In The Pillowman, Katurian believes in a firm division between the fictional and the real world. Initially, he is mystified that despite uncanny similarities there could be any relationship between the stories he writes and the child murderers for which Tupolski and Ariel consider him the prime suspect. The policemen strive to show Katurian that he is mistaken, that artistic expression (at least Katurian’s artistic expression) does not occur in a vacuum. The short stories have real world violent consequences. However the policemen almost paradoxically try to establish the reality of Katurian’s stories by blurring the line between the reality of their interrogation and a performance staged for Katurian’s benefit. From Ariel’s staging of a fake torture of Michal to Tupolski’s almost perpetual “mucking around” the policemen try to get Katurian to accept the real world impact of his stories by absorbing him into a fiction of their own making. Consider the relationship between art and life outlined in McDonagh’s play.

Some of the questions you may wish to consider include:

Is there ultimately any difference between how the policeman view the barrier between art and life and how Katurian views it?

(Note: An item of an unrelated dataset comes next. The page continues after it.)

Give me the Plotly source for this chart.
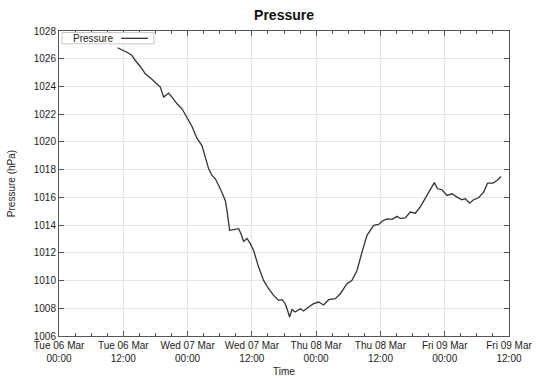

Do such views remain consistent over the course of the play or do they change?

Does the play offer a different view of this than any of the characters?

How do the stories that are performed for the audience impact your perception of the characters and the play?

Does Katurian bear any responsibility for Michal’s actions?

If Katurian is right, and there is a firm barrier between art and the real world why is it so important to him that his stories survive, and what might this suggest about both art and life?